Big wins by Austria's far-right parties in recent federal elections have been called "deeply disturbing" and a "rejection of European values."
Austria's two far-right parties scored 11 and 18 percent respectively
Slovenia's government has expressed concern over what is seen as its neighbor's embrace of far-right parties.
"The result of elections in Austria is surprising and worthy of concern to some extent, particularly in those cases that represent a rejection of European values," Slovenia's foreign ministry said in a statement.
The vote was a major win for Austria's two far-right parties which campaigned on an anti-immigration platform. Both the Freedom Party and Alliance for the Future of Austria have promised to defend the rights of "true Austrians."
Disappointed with politics
The British press also expressed its dismay over the turn of events.
The populist Daily Mail described the far-right gains as "deeply disturbing," saying it offered an "unsettling reminder of Austria's Nazi past."

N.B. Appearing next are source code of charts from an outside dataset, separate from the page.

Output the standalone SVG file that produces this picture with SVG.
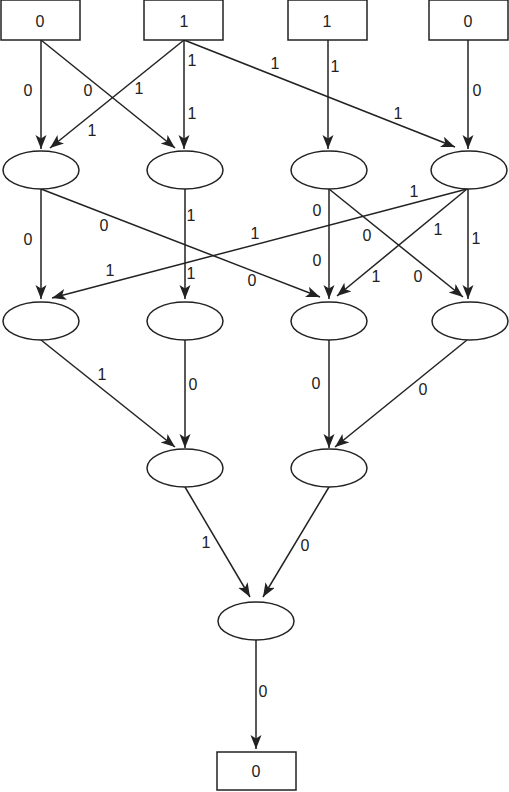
<svg xmlns="http://www.w3.org/2000/svg" width="509" height="792" viewBox="0 0 509 792">
<defs>
<marker id="arr" markerUnits="userSpaceOnUse" markerWidth="15" markerHeight="12" refX="14" refY="5.5" orient="auto">
<path d="M0,0 L14,5.5 L0,11 L3.5,5.5 z" fill="#222"/>
</marker>
<style>
.box{fill:#fff;stroke:#222;stroke-width:1.5}
.ell{fill:#fff;stroke:#222;stroke-width:1.5}
.e{stroke:#222;stroke-width:1.5;fill:none;marker-end:url(#arr)}
.t{font-family:"Liberation Sans",Arial,sans-serif;font-size:16px;fill:#222;text-anchor:middle}
</style>
</defs>
<rect width="509" height="792" fill="#fff"/>
<g id="connectors">
<line class="e" x1="41" y1="40" x2="41" y2="149"/>
<line class="e" x1="41" y1="40" x2="175" y2="148"/>
<line class="e" x1="184" y1="40" x2="50" y2="148"/>
<line class="e" x1="184" y1="40" x2="184" y2="149"/>
<line class="e" x1="184" y1="40" x2="455" y2="147"/>
<line class="e" x1="328" y1="40" x2="328" y2="149"/>
<line class="e" x1="468" y1="40" x2="468" y2="149"/>

<line class="e" x1="41" y1="189" x2="41" y2="299"/>
<line class="e" x1="41" y1="189" x2="320" y2="297"/>
<line class="e" x1="185" y1="189" x2="185" y2="299"/>
<line class="e" x1="467" y1="189" x2="52" y2="298"/>
<line class="e" x1="329" y1="189" x2="329" y2="299"/>
<line class="e" x1="329" y1="189" x2="463" y2="297"/>
<line class="e" x1="467" y1="189" x2="337" y2="296"/>
<line class="e" x1="468" y1="189" x2="468" y2="299"/>

<line class="e" x1="41" y1="340" x2="175" y2="447"/>
<line class="e" x1="185" y1="340" x2="185" y2="448"/>
<line class="e" x1="329" y1="340" x2="329" y2="448"/>
<line class="e" x1="467" y1="340" x2="335" y2="447"/>

<line class="e" x1="185" y1="487" x2="250" y2="597"/>
<line class="e" x1="329" y1="487" x2="263" y2="597"/>
<line class="e" x1="256" y1="640" x2="256" y2="749"/>
</g>
<g id="labels" class="t">
<text x="28" y="96">0</text>
<text x="88" y="96">0</text>
<text x="139" y="94">1</text>
<text x="92" y="136">1</text>
<text x="192" y="66">1</text>
<text x="192" y="119">1</text>
<text x="275" y="69">1</text>
<text x="398" y="119">1</text>
<text x="335" y="72">1</text>
<text x="477" y="96">0</text>

<text x="28" y="245">0</text>
<text x="104" y="231">0</text>
<text x="252" y="286">0</text>
<text x="191" y="221">1</text>
<text x="191" y="279">1</text>
<text x="255" y="239">1</text>
<text x="110" y="276">1</text>
<text x="414" y="197">1</text>
<text x="317" y="216">0</text>
<text x="317" y="266">0</text>
<text x="367" y="241">0</text>
<text x="418" y="282">0</text>
<text x="438" y="235">1</text>
<text x="376" y="282">1</text>
<text x="476" y="244">1</text>

<text x="102" y="380">1</text>
<text x="193" y="390">0</text>
<text x="316" y="389">0</text>
<text x="423" y="395">0</text>

<text x="206" y="548">1</text>
<text x="305" y="551">0</text>
<text x="263" y="697">0</text>
</g>
<g id="in1"><rect class="box" x="1" y="0" width="79" height="40"/><text class="t" x="40" y="27">0</text></g>
<g id="in2"><rect class="box" x="144" y="0" width="79" height="40"/><text class="t" x="184" y="27">1</text></g>
<g id="in3"><rect class="box" x="288" y="0" width="79" height="40"/><text class="t" x="327" y="27">1</text></g>
<g id="in4"><rect class="box" x="429" y="0" width="79" height="40"/><text class="t" x="468" y="27">0</text></g>

<g id="n1a"><ellipse class="ell" cx="41" cy="170" rx="38" ry="19"/></g>
<g id="n1b"><ellipse class="ell" cx="185" cy="170" rx="38" ry="19"/></g>
<g id="n1c"><ellipse class="ell" cx="329" cy="170" rx="38" ry="19"/></g>
<g id="n1d"><ellipse class="ell" cx="469" cy="170" rx="38" ry="19"/></g>

<g id="n2a"><ellipse class="ell" cx="41" cy="321" rx="38" ry="19"/></g>
<g id="n2b"><ellipse class="ell" cx="185" cy="321" rx="38" ry="19"/></g>
<g id="n2c"><ellipse class="ell" cx="329" cy="321" rx="38" ry="19"/></g>
<g id="n2d"><ellipse class="ell" cx="470" cy="321" rx="38" ry="19"/></g>

<g id="n3a"><ellipse class="ell" cx="185" cy="468" rx="38" ry="19"/></g>
<g id="n3b"><ellipse class="ell" cx="329" cy="468" rx="38" ry="19"/></g>

<g id="n4"><ellipse class="ell" cx="256" cy="621" rx="38" ry="19"/></g>

<g id="out"><rect class="box" x="217" y="752" width="79" height="38"/><text class="t" x="256" y="777">0</text></g>
</svg>
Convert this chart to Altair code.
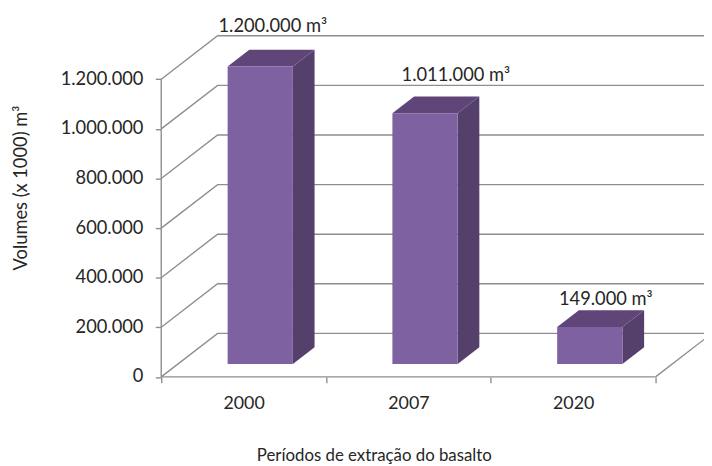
import altair as alt
import pandas as pd

categories = ["2000", "2007", "2020"]
volumes = [1200000, 1011000, 149000]
value_labels = ["1.200.000 m³", "1.011.000 m³", "149.000 m³"]
y_ticks = [0, 200000, 400000, 600000, 800000, 1000000, 1200000]

X_TITLE = "Períodos de extração do basalto"
Y_TITLE = "Volumes (x 1000) m³"
FONT = "Lato"
INK = "#262626"

# pseudo-3D projection, in data units
DEPTH_X = 0.342      # slots per full depth
DEPTH_Y = 175400     # volume units per full depth
BAR_WIDTH = 0.396
NEAR, FAR = 0.295, 0.68
XMIN, XMAX = 0.0, 3.0
x_scale = alt.Scale(domain=[-0.93, 3.294], nice=False, zero=False)
y_scale = alt.Scale(domain=[-348837, 1477076], nice=False, zero=False)
X = alt.X("x:Q", scale=x_scale, title=X_TITLE)
Y = alt.Y("y:Q", scale=y_scale, title=Y_TITLE)

# wall lines
seg = []
sid = 0
for t in y_ticks:
    seg += [dict(id=sid, o=0, x=XMIN, y=t),
            dict(id=sid, o=1, x=XMIN + DEPTH_X, y=t + DEPTH_Y),
            dict(id=sid, o=2, x=XMAX + DEPTH_X, y=t + DEPTH_Y)]
    sid += 1
seg += [dict(id=sid, o=0, x=XMAX, y=0), dict(id=sid, o=1, x=XMAX + DEPTH_X, y=DEPTH_Y)]
sid += 1
seg += [dict(id=sid, o=0, x=XMIN, y=0), dict(id=sid, o=1, x=XMAX, y=0)]
sid += 1
seg += [dict(id=sid, o=0, x=XMIN, y=0), dict(id=sid, o=1, x=XMIN, y=max(y_ticks))]
grid = (
    alt.Chart(pd.DataFrame(seg))
    .mark_line(color="#8e8e8e", strokeWidth=1.4, clip=True)
    .encode(
        x=alt.X(
            "x:Q", scale=x_scale, title=X_TITLE,
            axis=alt.Axis(
                offset=-87.5, values=[0, 0.5, 1, 1.5, 2, 2.5, 3], domain=False, grid=False,
                tickColor="#8e8e8e", tickWidth=1.4, tickSize=6,
                tickOpacity={"expr": "datum.value % 1 == 0 ? 1 : 0"},
                labelExpr="datum.value == 0.5 ? '2000' : datum.value == 1.5 ? '2007' : datum.value == 2.5 ? '2020' : ''",
                labelFont=FONT, labelFontSize=18, labelColor=INK, labelPadding=12,
                labelFlush=False, labelOverlap=False,
                titleFont=FONT, titleFontSize=17, titleFontWeight="normal", titleColor=INK,
                titleX=370, titleY=80, titleBaseline="middle",
            ),
        ),
        y=alt.Y(
            "y:Q", scale=y_scale, title=Y_TITLE,
            axis=alt.Axis(
                offset=-155, values=y_ticks, domain=False, grid=False,
                tickColor="#8e8e8e", tickWidth=1.4, tickSize=6,
                labelExpr="replace(format(datum.value, ','), /,/g, '.')",
                labelFont=FONT, labelFontSize=18.5, labelColor=INK, labelPadding=12.5, labelOffset=-1,
                labelOverlap=False,
                titleFont=FONT, titleFontSize=18.5, titleFontWeight="normal", titleColor=INK,
                titleX=-142, titleY=179, titleBaseline="middle",
            ),
        ),
        detail="id:N",
        order="o:Q",
    )
)

fronts, rights, tops, labels = [], [], [], []
for i, (c, v, lab) in enumerate(zip(categories, volumes, value_labels)):
    cx = i + 0.5
    left = cx - BAR_WIDTH / 2 + NEAR * DEPTH_X
    right = cx + BAR_WIDTH / 2 + NEAR * DEPTH_X
    base = NEAR * DEPTH_Y
    dd = FAR - NEAR
    fronts.append(dict(c=c, x=left, x2=right, y=base, y2=base + v))
    for t in (0, 1):
        rights.append(dict(c=c, x=right + t * dd * DEPTH_X,
                           y=base + t * dd * DEPTH_Y,
                           y2=base + v + t * dd * DEPTH_Y))
        tops.append(dict(c=c, y=base + v + t * dd * DEPTH_Y,
                         x=left + t * dd * DEPTH_X,
                         x2=right + t * dd * DEPTH_X))
    labels.append(dict(c=c, t=lab, x=cx, y=v))

front = (
    alt.Chart(pd.DataFrame(fronts))
    .mark_rect(color="#7e61a1")
    .encode(x=X, x2="x2:Q", y=Y, y2="y2:Q")
)
side = (
    alt.Chart(pd.DataFrame(rights))
    .mark_area(color="#54406b", orient="vertical", opacity=1)
    .encode(x=X, y=Y, y2="y2:Q", detail="c:N")
)
top = (
    alt.Chart(pd.DataFrame(tops))
    .mark_area(color="#5f4578", orient="horizontal", opacity=1)
    .encode(y=Y, x=X, x2="x2:Q", detail="c:N")
)

label_offsets = {"2000": (29.5, -54), "2007": (48, -52), "2020": (33, -41)}
texts = [
    alt.Chart(pd.DataFrame([l]))
    .mark_text(font=FONT, fontSize=18.5, color=INK,
               dx=label_offsets[l["c"]][0], dy=label_offsets[l["c"]][1])
    .encode(x=X, y=Y, text="t:N")
    for l in labels
]

chart = (
    alt.layer(grid, side, top, front, *texts)
    .properties(width=704, height=458, padding=0, autosize=alt.AutoSizeParams(type="none"), background="white")
    .configure_view(stroke=None)
)
chart.save("out.html", embed_options={"renderer": "svg", "actions": False})
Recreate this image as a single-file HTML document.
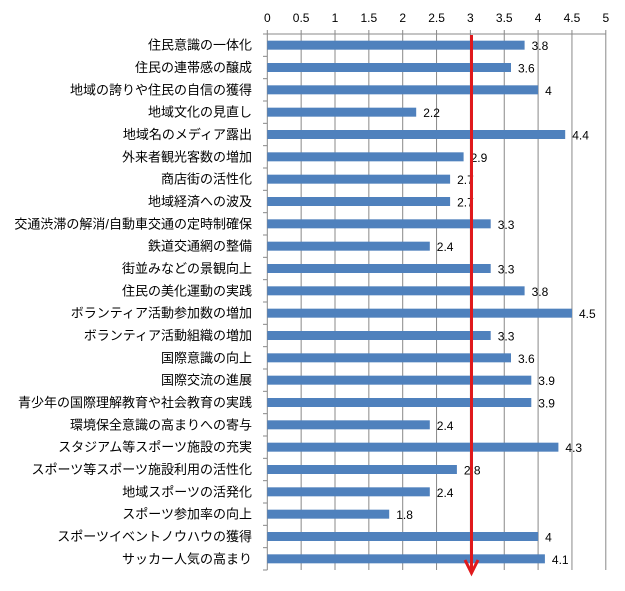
<!DOCTYPE html>
<html><head><meta charset="utf-8"><style>
html,body{margin:0;padding:0;background:#fff;}
svg text{font-family:"Liberation Sans","Noto Sans CJK JP",sans-serif;font-size:12px;fill:#000;}
.l{text-anchor:end;font-size:13px}
</style></head><body>
<svg width="625" height="586" xmlns="http://www.w3.org/2000/svg">
<g stroke="#888" stroke-width="1">
<line x1="267.3" y1="30" x2="267.3" y2="570"/><line x1="301.15" y1="30" x2="301.15" y2="570"/><line x1="335" y1="30" x2="335" y2="570"/><line x1="368.85" y1="30" x2="368.85" y2="570"/><line x1="402.7" y1="30" x2="402.7" y2="570"/><line x1="436.55" y1="30" x2="436.55" y2="570"/><line x1="470.4" y1="30" x2="470.4" y2="570"/><line x1="504.25" y1="30" x2="504.25" y2="570"/><line x1="538.1" y1="30" x2="538.1" y2="570"/><line x1="571.95" y1="30" x2="571.95" y2="570"/><line x1="605.8" y1="30" x2="605.8" y2="570"/>
<line x1="263" y1="34" x2="605.8" y2="34"/>
<line x1="263" y1="56.33" x2="267.3" y2="56.33"/><line x1="263" y1="78.67" x2="267.3" y2="78.67"/><line x1="263" y1="101" x2="267.3" y2="101"/><line x1="263" y1="123.33" x2="267.3" y2="123.33"/><line x1="263" y1="145.67" x2="267.3" y2="145.67"/><line x1="263" y1="168" x2="267.3" y2="168"/><line x1="263" y1="190.33" x2="267.3" y2="190.33"/><line x1="263" y1="212.67" x2="267.3" y2="212.67"/><line x1="263" y1="235" x2="267.3" y2="235"/><line x1="263" y1="257.33" x2="267.3" y2="257.33"/><line x1="263" y1="279.67" x2="267.3" y2="279.67"/><line x1="263" y1="302" x2="267.3" y2="302"/><line x1="263" y1="324.33" x2="267.3" y2="324.33"/><line x1="263" y1="346.67" x2="267.3" y2="346.67"/><line x1="263" y1="369" x2="267.3" y2="369"/><line x1="263" y1="391.33" x2="267.3" y2="391.33"/><line x1="263" y1="413.67" x2="267.3" y2="413.67"/><line x1="263" y1="436" x2="267.3" y2="436"/><line x1="263" y1="458.33" x2="267.3" y2="458.33"/><line x1="263" y1="480.67" x2="267.3" y2="480.67"/><line x1="263" y1="503" x2="267.3" y2="503"/><line x1="263" y1="525.33" x2="267.3" y2="525.33"/><line x1="263" y1="547.67" x2="267.3" y2="547.67"/><line x1="263" y1="570" x2="267.3" y2="570"/>
</g>
<g text-anchor="middle">
<text x="267.3" y="22">0</text><text x="301.15" y="22">0.5</text><text x="335" y="22">1</text><text x="368.85" y="22">1.5</text><text x="402.7" y="22">2</text><text x="436.55" y="22">2.5</text><text x="470.4" y="22">3</text><text x="504.25" y="22">3.5</text><text x="538.1" y="22">4</text><text x="571.95" y="22">4.5</text><text x="605.8" y="22">5</text>
</g>
<g fill="#4f81bd">
<g transform="translate(0,45.17)"><rect x="267.3" y="-4.5" width="257.3" height="9" fill="#4f81bd"/><text x="531.6" y="5">3.8</text><text class="l" x="252" y="4.5">住民意識の一体化</text></g>
<g transform="translate(0,67.5)"><rect x="267.3" y="-4.5" width="243.7" height="9" fill="#4f81bd"/><text x="518" y="5">3.6</text><text class="l" x="252" y="4.5">住民の連帯感の醸成</text></g>
<g transform="translate(0,89.83)"><rect x="267.3" y="-4.5" width="270.8" height="9" fill="#4f81bd"/><text x="545.1" y="5">4</text><text class="l" x="252" y="4.5">地域の誇りや住民の自信の獲得</text></g>
<g transform="translate(0,112.17)"><rect x="267.3" y="-4.5" width="148.9" height="9" fill="#4f81bd"/><text x="423.2" y="5">2.2</text><text class="l" x="252" y="4.5">地域文化の見直し</text></g>
<g transform="translate(0,134.5)"><rect x="267.3" y="-4.5" width="297.9" height="9" fill="#4f81bd"/><text x="572.2" y="5">4.4</text><text class="l" x="252" y="4.5">地域名のメディア露出</text></g>
<g transform="translate(0,156.83)"><rect x="267.3" y="-4.5" width="196.3" height="9" fill="#4f81bd"/><text x="470.6" y="5">2.9</text><text class="l" x="252" y="4.5">外来者観光客数の増加</text></g>
<g transform="translate(0,179.17)"><rect x="267.3" y="-4.5" width="182.8" height="9" fill="#4f81bd"/><text x="457.1" y="5">2.7</text><text class="l" x="252" y="4.5">商店街の活性化</text></g>
<g transform="translate(0,201.5)"><rect x="267.3" y="-4.5" width="182.8" height="9" fill="#4f81bd"/><text x="457.1" y="5">2.7</text><text class="l" x="252" y="4.5">地域経済への波及</text></g>
<g transform="translate(0,223.83)"><rect x="267.3" y="-4.5" width="223.4" height="9" fill="#4f81bd"/><text x="497.7" y="5">3.3</text><text class="l" x="252" y="4.5">交通渋滞の解消/自動車交通の定時制確保</text></g>
<g transform="translate(0,246.17)"><rect x="267.3" y="-4.5" width="162.5" height="9" fill="#4f81bd"/><text x="436.8" y="5">2.4</text><text class="l" x="252" y="4.5">鉄道交通網の整備</text></g>
<g transform="translate(0,268.5)"><rect x="267.3" y="-4.5" width="223.4" height="9" fill="#4f81bd"/><text x="497.7" y="5">3.3</text><text class="l" x="252" y="4.5">街並みなどの景観向上</text></g>
<g transform="translate(0,290.83)"><rect x="267.3" y="-4.5" width="257.3" height="9" fill="#4f81bd"/><text x="531.6" y="5">3.8</text><text class="l" x="252" y="4.5">住民の美化運動の実践</text></g>
<g transform="translate(0,313.17)"><rect x="267.3" y="-4.5" width="304.7" height="9" fill="#4f81bd"/><text x="579" y="5">4.5</text><text class="l" x="252" y="4.5">ボランティア活動参加数の増加</text></g>
<g transform="translate(0,335.5)"><rect x="267.3" y="-4.5" width="223.4" height="9" fill="#4f81bd"/><text x="497.7" y="5">3.3</text><text class="l" x="252" y="4.5">ボランティア活動組織の増加</text></g>
<g transform="translate(0,357.83)"><rect x="267.3" y="-4.5" width="243.7" height="9" fill="#4f81bd"/><text x="518" y="5">3.6</text><text class="l" x="252" y="4.5">国際意識の向上</text></g>
<g transform="translate(0,380.17)"><rect x="267.3" y="-4.5" width="264" height="9" fill="#4f81bd"/><text x="538.3" y="5">3.9</text><text class="l" x="252" y="4.5">国際交流の進展</text></g>
<g transform="translate(0,402.5)"><rect x="267.3" y="-4.5" width="264" height="9" fill="#4f81bd"/><text x="538.3" y="5">3.9</text><text class="l" x="252" y="4.5">青少年の国際理解教育や社会教育の実践</text></g>
<g transform="translate(0,424.83)"><rect x="267.3" y="-4.5" width="162.5" height="9" fill="#4f81bd"/><text x="436.8" y="5">2.4</text><text class="l" x="252" y="4.5">環境保全意識の高まりへの寄与</text></g>
<g transform="translate(0,447.17)"><rect x="267.3" y="-4.5" width="291.1" height="9" fill="#4f81bd"/><text x="565.4" y="5">4.3</text><text class="l" x="252" y="4.5">スタジアム等スポーツ施設の充実</text></g>
<g transform="translate(0,469.5)"><rect x="267.3" y="-4.5" width="189.6" height="9" fill="#4f81bd"/><text x="463.9" y="5">2.8</text><text class="l" x="252" y="4.5">スポーツ等スポーツ施設利用の活性化</text></g>
<g transform="translate(0,491.83)"><rect x="267.3" y="-4.5" width="162.5" height="9" fill="#4f81bd"/><text x="436.8" y="5">2.4</text><text class="l" x="252" y="4.5">地域スポーツの活発化</text></g>
<g transform="translate(0,514.17)"><rect x="267.3" y="-4.5" width="121.9" height="9" fill="#4f81bd"/><text x="396.2" y="5">1.8</text><text class="l" x="252" y="4.5">スポーツ参加率の向上</text></g>
<g transform="translate(0,536.5)"><rect x="267.3" y="-4.5" width="270.8" height="9" fill="#4f81bd"/><text x="545.1" y="5">4</text><text class="l" x="252" y="4.5">スポーツイベントノウハウの獲得</text></g>
<g transform="translate(0,558.83)"><rect x="267.3" y="-4.5" width="277.6" height="9" fill="#4f81bd"/><text x="551.9" y="5">4.1</text><text class="l" x="252" y="4.5">サッカー人気の高まり</text></g>
</g>
<line x1="471.5" y1="35" x2="471.5" y2="572" stroke="#e0191c" stroke-width="3"/>
<polyline points="465,560 471.5,573 478,560" fill="none" stroke="#e0191c" stroke-width="3"/>
</svg>
</body></html>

But the Daily Mail as well as right-leaning Daily Telegraph viewed the results as an example of a broken political system, not a return to fascism.
"Voters like a choice between sensible parties," the Daily Telegraph wrote. "When they don't get it, they will vote for silly ones."
Main parties to form coalition
The Social Democrats and the conservative People's Party saw their support eroded, although they would still have enough votes to form a coalition. Yet it was the main parties' failed left-right coalition that doomed the current government.
The Social Democrats remain the strongest party despite heavy losses. Party head Werner Faymann said he would seek to form a coalition with the People's Party even though differences between the two centrist parties had triggered early elections.
Joerg Haider, the leader of the right-wing Alliance for the Future of Austria, has said he would be prepared to join a new government with the conservatives.